An April 1999 Traders Magazine article, “Longer Trading Days Predicted by Berkeley,” sets the stage.
From the article:
“Nasdaq traders, harried by the stress of regular trading hours, may have to prepare for more stress and longer working days.
With the New York Stock Exchange mulling extended trading hours, and several upstart brokers promising after-hours trading to their retail customers, a move by Nasdaq to follow suit is clearly being influenced by the competition.
Nasdaq President Alfred Berkeley has predicted that the regular Nasdaq trading day will extend to ten hours or more.
“We will extend our hours, and we think the New York [Stock Exchange] will extend their hours as well,” said Berkeley, in a speech to the Council of Institutional Investors in Washington. The regular trading session on both exchanges currently runs from 9:30 a.m. to 4:00 p.m. (EST)…
While the Big Board considers opening at least 30 minutes earlier, Nasdaq is debating an even earlier opening, at 8 a.m. or 8:30 a.m., and staying open later. “The consensus is we probably ought to stay open until 9 p.m. [EST],” giving investors on the West Coast the opportunity to trade until 6 p.m., Berkeley said.”

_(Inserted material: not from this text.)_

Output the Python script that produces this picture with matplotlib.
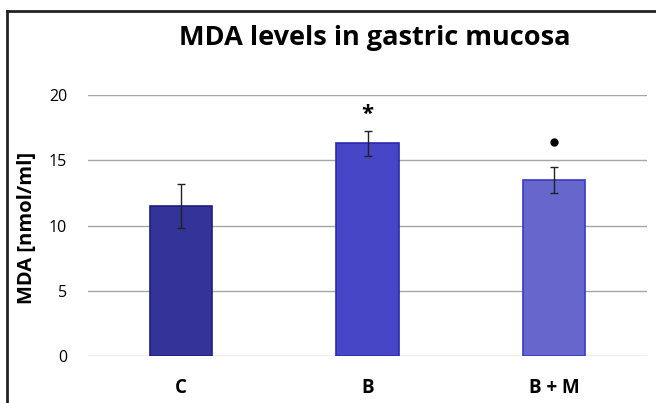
import matplotlib
matplotlib.use("Agg")
import matplotlib.pyplot as plt
from matplotlib.lines import Line2D

categories = ["C", "B", "B + M"]
values = [11.5, 16.3, 13.5]
errors = [1.7, 0.95, 1.0]
colors = ["#333399", "#4646C6", "#6666CC"]
edge_colors = ["#1E1E80", "#2A2AB0", "#3A3AC0"]
yticks = [0, 5, 10, 15, 20]

plt.rcParams['font.family'] = ['Open Sans', 'DejaVu Sans']

W, H = 656, 403
fig = plt.figure(figsize=(W/100, H/100), dpi=100)
ax = fig.add_axes([88/W, 1-356/H, (647-88)/W, (356-95)/H])

x = list(range(len(categories)))
ax.bar(x, values, width=0.333, color=colors, edgecolor=edge_colors, linewidth=1.2, zorder=3)
ax.errorbar(x, values, yerr=errors, fmt='none', ecolor='#222222', elinewidth=1.0,
            capsize=3, capthick=1.0, zorder=4)

ax.text(1, 18.5, "*", ha='center', va='center', fontsize=16, fontweight='bold')
ax.plot([2], [16.4], marker='o', color='black', markersize=5, zorder=5)

ax.set_ylim(0, 20)
ax.set_xlim(-0.5, 2.5)
ax.set_yticks(yticks)
ax.set_yticklabels([str(t) for t in yticks], fontsize=11.5)
ax.set_xticks(x)
ax.set_xticklabels(categories, fontsize=13.5, fontweight='bold')
ax.tick_params(axis='both', length=0)
ax.tick_params(axis='x', pad=16)
ax.tick_params(axis='y', pad=15)
ax.yaxis.grid(True, color='#A6A6A6', linewidth=1.0, zorder=0)
for s in ax.spines.values():
    s.set_visible(False)

fig.text(27/W, 1-228/H, "MDA [nmol/ml]", rotation=90, ha='center', va='center',
         fontsize=14.5, fontweight='bold')

fig.text(375/W, 1-38/H, "MDA levels in gastric mucosa", ha='center', va='center',
         fontsize=19.5, fontweight='bold')

# outer frame (partial, as in reference)
fig.add_artist(Line2D([7/W, 7/W], [0, 1-11/H], color='#222222', linewidth=2, transform=fig.transFigure))
fig.add_artist(Line2D([7/W, 1], [1-11/H, 1-11/H], color='#222222', linewidth=2, transform=fig.transFigure))

fig.savefig("out.png", dpi=100)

Investopedia explained how extended hours moved forward:
“The first iterative step occurred in 1999 when Nasdaq opened for business at 7 a.m. Then in March 2013, it shifted its start time back another three hours, in an effort to compete with the New York Stock Exchange, which introduced a pre-market start time of 4 a.m., back in 2005. And thanks to electronic communication networks (ECNs), which match potential buyers and sellers without using a traditional stock exchange, investors can trade stocks during the aftermarket hours between 4:00 p.m. to 8:00 p.m.”
Fast forward to 2021, and while the regular trading day of 9:30 a.m. to 4:00 p.m. remains the same, before- and after-hours trading are now entrenched. After hours trading volume on Nasdaq has been around 100 million to 150 million shares per day in recent days, with a high of almost 500 million shares on March 19, according to Nasdaq data. Total Nasdaq trading volume has been around 6 billion shares daily.
With companies reporting earnings and other material announcements before or after the bell, and retail traders in particular interested in the volatility around those news items, institutional traders may not need to toil Goldman-banker hours, but neither can they call it a day promptly at 4 p.m. like they used to.